* _SHORT EXERCISE_: Please write the listing below out again exactly, leaving every picture behind.

* _DATASET SECTION_:
◆ ◆ ◆ ◆

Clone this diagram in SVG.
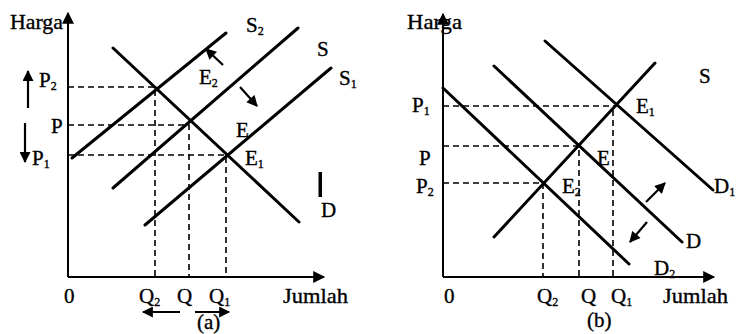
<svg xmlns="http://www.w3.org/2000/svg" width="736" height="334" viewBox="0 0 736 334">
<defs>
<marker id="ah" viewBox="0 0 10 10" refX="9" refY="5" markerWidth="5.5" markerHeight="5" orient="auto" markerUnits="strokeWidth"><path d="M0,0 L10,5 L0,10 Z" fill="#000"/></marker>
<marker id="axh" viewBox="0 0 10 10" refX="9" refY="5" markerWidth="7" markerHeight="6" orient="auto" markerUnits="strokeWidth"><path d="M0,0 L10,5 L0,10 Z" fill="#000"/></marker>
</defs>
<style>
.ax{stroke:#000;stroke-width:2;fill:none}
.cv{stroke:#000;stroke-width:3;fill:none;stroke-linecap:round}
.ds{stroke:#000;stroke-width:1.6;stroke-dasharray:6,4;fill:none}
.sa{stroke:#000;stroke-width:2.2;fill:none}
text{font-family:'Liberation Serif','Times New Roman',Times,serif;font-size:21px;fill:#000;stroke:#000;stroke-width:0.35}
.sb{font-size:12px}
</style>
<rect width="736" height="334" fill="#fff"/>
<g id="connectors">
<line class="ax" x1="68" y1="277" x2="68" y2="13" marker-end="url(#axh)"/>
<line class="ax" x1="68" y1="277" x2="324" y2="277" marker-end="url(#axh)"/>
<polyline class="ds" points="68,87 155,87 155,277"/>
<polyline class="ds" points="68,125 189,125 189,277"/>
<polyline class="ds" points="68,155 226,155 226,277"/>
<line class="cv" x1="72" y1="158" x2="226" y2="33"/>
<line class="cv" x1="113" y1="188" x2="298" y2="28"/>
<line class="cv" x1="145" y1="225" x2="331" y2="68"/>
<line class="cv" x1="113" y1="48" x2="299" y2="222"/>
<line class="sa" x1="223" y1="65" x2="206" y2="49" marker-end="url(#ah)"/>
<line class="sa" x1="240" y1="87" x2="257" y2="106" marker-end="url(#ah)"/>
<line class="sa" x1="28" y1="108" x2="28" y2="71" marker-end="url(#ah)"/>
<line class="sa" x1="25" y1="123" x2="25" y2="162" marker-end="url(#ah)"/>
<line class="sa" x1="180" y1="312" x2="143" y2="312" marker-end="url(#ah)"/>
<line class="sa" x1="195" y1="312" x2="229" y2="312" marker-end="url(#ah)"/>
<line class="ax" x1="443" y1="277" x2="443" y2="14" marker-end="url(#axh)"/>
<line class="ax" x1="443" y1="277" x2="714" y2="277" marker-end="url(#axh)"/>
<polyline class="ds" points="443,106 617,106"/>
<line class="ds" x1="613" y1="110" x2="613" y2="277"/>
<polyline class="ds" points="443,146 579,146 579,277"/>
<polyline class="ds" points="443,183 543,183 543,277"/>
<line class="cv" x1="443" y1="88" x2="629" y2="264"/>
<line class="cv" x1="494" y1="66" x2="682" y2="242"/>
<line class="cv" x1="545" y1="41" x2="713" y2="190"/>
<line class="cv" x1="494" y1="237" x2="655" y2="63"/>
<line class="sa" x1="646" y1="202" x2="665" y2="183" marker-end="url(#ah)"/>
<line class="sa" x1="647" y1="222" x2="630" y2="242" marker-end="url(#ah)"/>
</g>
<g id="labels-a">
<text x="10" y="29" textLength="53" lengthAdjust="spacingAndGlyphs">Harga</text>
<text x="246" y="32">S<tspan class="sb" dy="3">2</tspan></text>
<text x="317" y="56">S</text>
<text x="339" y="85">S<tspan class="sb" dy="3">1</tspan></text>
<text x="199" y="84">E<tspan class="sb" dy="3">2</tspan></text>
<text x="236" y="137">E</text>
<text x="245" y="165">E<tspan class="sb" dy="3">1</tspan></text>
<text x="39" y="87">P<tspan class="sb" dy="3">2</tspan></text>
<text x="51" y="133">P</text>
<text x="32" y="165">P<tspan class="sb" dy="3">1</tspan></text>
<rect x="318.5" y="172" width="3.5" height="25" fill="#000"/>
<text x="321" y="217">D</text>
<text x="64" y="303">0</text>
<text x="139" y="303">Q<tspan class="sb" dy="3">2</tspan></text>
<text x="177" y="303">Q</text>
<text x="209" y="303">Q<tspan class="sb" dy="3">1</tspan></text>
<text x="283" y="303" textLength="65" lengthAdjust="spacingAndGlyphs">Jumlah</text>
<text x="197" y="329">(a)</text>
</g>
<g id="labels-b">
<text x="407" y="29" textLength="55" lengthAdjust="spacingAndGlyphs">Harga</text>
<text x="699" y="83">S</text>
<text x="636" y="113">E<tspan class="sb" dy="3">1</tspan></text>
<text x="597" y="165">E</text>
<text x="562" y="193">E<tspan class="sb" dy="3">2</tspan></text>
<text x="412" y="112">P<tspan class="sb" dy="3">1</tspan></text>
<text x="419" y="165">P</text>
<text x="416" y="193">P<tspan class="sb" dy="3">2</tspan></text>
<text x="714" y="193">D<tspan class="sb" dy="3">1</tspan></text>
<text x="686" y="248">D</text>
<text x="654" y="275">D<tspan class="sb" dy="3">2</tspan></text>
<text x="444" y="303">0</text>
<text x="537" y="303">Q<tspan class="sb" dy="3">2</tspan></text>
<text x="581" y="303">Q</text>
<text x="611" y="303">Q<tspan class="sb" dy="3">1</tspan></text>
<text x="663" y="303" textLength="65" lengthAdjust="spacingAndGlyphs">Jumlah</text>
<text x="587" y="327">(b)</text>
</g>
</svg>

◆ ◆ ◆ ◆

* _ANSWER FOR THIS EXERCISE_:
Clone this diagram in SVG.
<svg xmlns="http://www.w3.org/2000/svg" width="736" height="334" viewBox="0 0 736 334">
<defs>
<marker id="ah" viewBox="0 0 10 10" refX="9" refY="5" markerWidth="5.5" markerHeight="5" orient="auto" markerUnits="strokeWidth"><path d="M0,0 L10,5 L0,10 Z" fill="#000"/></marker>
<marker id="axh" viewBox="0 0 10 10" refX="9" refY="5" markerWidth="7" markerHeight="6" orient="auto" markerUnits="strokeWidth"><path d="M0,0 L10,5 L0,10 Z" fill="#000"/></marker>
</defs>
<style>
.ax{stroke:#000;stroke-width:2;fill:none}
.cv{stroke:#000;stroke-width:3;fill:none;stroke-linecap:round}
.ds{stroke:#000;stroke-width:1.6;stroke-dasharray:6,4;fill:none}
.sa{stroke:#000;stroke-width:2.2;fill:none}
text{font-family:'Liberation Serif','Times New Roman',Times,serif;font-size:21px;fill:#000;stroke:#000;stroke-width:0.35}
.sb{font-size:12px}
</style>
<rect width="736" height="334" fill="#fff"/>
<g id="connectors">
<line class="ax" x1="68" y1="277" x2="68" y2="13" marker-end="url(#axh)"/>
<line class="ax" x1="68" y1="277" x2="324" y2="277" marker-end="url(#axh)"/>
<polyline class="ds" points="68,87 155,87 155,277"/>
<polyline class="ds" points="68,125 189,125 189,277"/>
<polyline class="ds" points="68,155 226,155 226,277"/>
<line class="cv" x1="72" y1="158" x2="226" y2="33"/>
<line class="cv" x1="113" y1="188" x2="298" y2="28"/>
<line class="cv" x1="145" y1="225" x2="331" y2="68"/>
<line class="cv" x1="113" y1="48" x2="299" y2="222"/>
<line class="sa" x1="223" y1="65" x2="206" y2="49" marker-end="url(#ah)"/>
<line class="sa" x1="240" y1="87" x2="257" y2="106" marker-end="url(#ah)"/>
<line class="sa" x1="28" y1="108" x2="28" y2="71" marker-end="url(#ah)"/>
<line class="sa" x1="25" y1="123" x2="25" y2="162" marker-end="url(#ah)"/>
<line class="sa" x1="180" y1="312" x2="143" y2="312" marker-end="url(#ah)"/>
<line class="sa" x1="195" y1="312" x2="229" y2="312" marker-end="url(#ah)"/>
<line class="ax" x1="443" y1="277" x2="443" y2="14" marker-end="url(#axh)"/>
<line class="ax" x1="443" y1="277" x2="714" y2="277" marker-end="url(#axh)"/>
<polyline class="ds" points="443,106 617,106"/>
<line class="ds" x1="613" y1="110" x2="613" y2="277"/>
<polyline class="ds" points="443,146 579,146 579,277"/>
<polyline class="ds" points="443,183 543,183 543,277"/>
<line class="cv" x1="443" y1="88" x2="629" y2="264"/>
<line class="cv" x1="494" y1="66" x2="682" y2="242"/>
<line class="cv" x1="545" y1="41" x2="713" y2="190"/>
<line class="cv" x1="494" y1="237" x2="655" y2="63"/>
<line class="sa" x1="646" y1="202" x2="665" y2="183" marker-end="url(#ah)"/>
<line class="sa" x1="647" y1="222" x2="630" y2="242" marker-end="url(#ah)"/>
</g>
<g id="labels-a">
<text x="10" y="29" textLength="53" lengthAdjust="spacingAndGlyphs">Harga</text>
<text x="246" y="32">S<tspan class="sb" dy="3">2</tspan></text>
<text x="317" y="56">S</text>
<text x="339" y="85">S<tspan class="sb" dy="3">1</tspan></text>
<text x="199" y="84">E<tspan class="sb" dy="3">2</tspan></text>
<text x="236" y="137">E</text>
<text x="245" y="165">E<tspan class="sb" dy="3">1</tspan></text>
<text x="39" y="87">P<tspan class="sb" dy="3">2</tspan></text>
<text x="51" y="133">P</text>
<text x="32" y="165">P<tspan class="sb" dy="3">1</tspan></text>
<rect x="318.5" y="172" width="3.5" height="25" fill="#000"/>
<text x="321" y="217">D</text>
<text x="64" y="303">0</text>
<text x="139" y="303">Q<tspan class="sb" dy="3">2</tspan></text>
<text x="177" y="303">Q</text>
<text x="209" y="303">Q<tspan class="sb" dy="3">1</tspan></text>
<text x="283" y="303" textLength="65" lengthAdjust="spacingAndGlyphs">Jumlah</text>
<text x="197" y="329">(a)</text>
</g>
<g id="labels-b">
<text x="407" y="29" textLength="55" lengthAdjust="spacingAndGlyphs">Harga</text>
<text x="699" y="83">S</text>
<text x="636" y="113">E<tspan class="sb" dy="3">1</tspan></text>
<text x="597" y="165">E</text>
<text x="562" y="193">E<tspan class="sb" dy="3">2</tspan></text>
<text x="412" y="112">P<tspan class="sb" dy="3">1</tspan></text>
<text x="419" y="165">P</text>
<text x="416" y="193">P<tspan class="sb" dy="3">2</tspan></text>
<text x="714" y="193">D<tspan class="sb" dy="3">1</tspan></text>
<text x="686" y="248">D</text>
<text x="654" y="275">D<tspan class="sb" dy="3">2</tspan></text>
<text x="444" y="303">0</text>
<text x="537" y="303">Q<tspan class="sb" dy="3">2</tspan></text>
<text x="581" y="303">Q</text>
<text x="611" y="303">Q<tspan class="sb" dy="3">1</tspan></text>
<text x="663" y="303" textLength="65" lengthAdjust="spacingAndGlyphs">Jumlah</text>
<text x="587" y="327">(b)</text>
</g>
</svg>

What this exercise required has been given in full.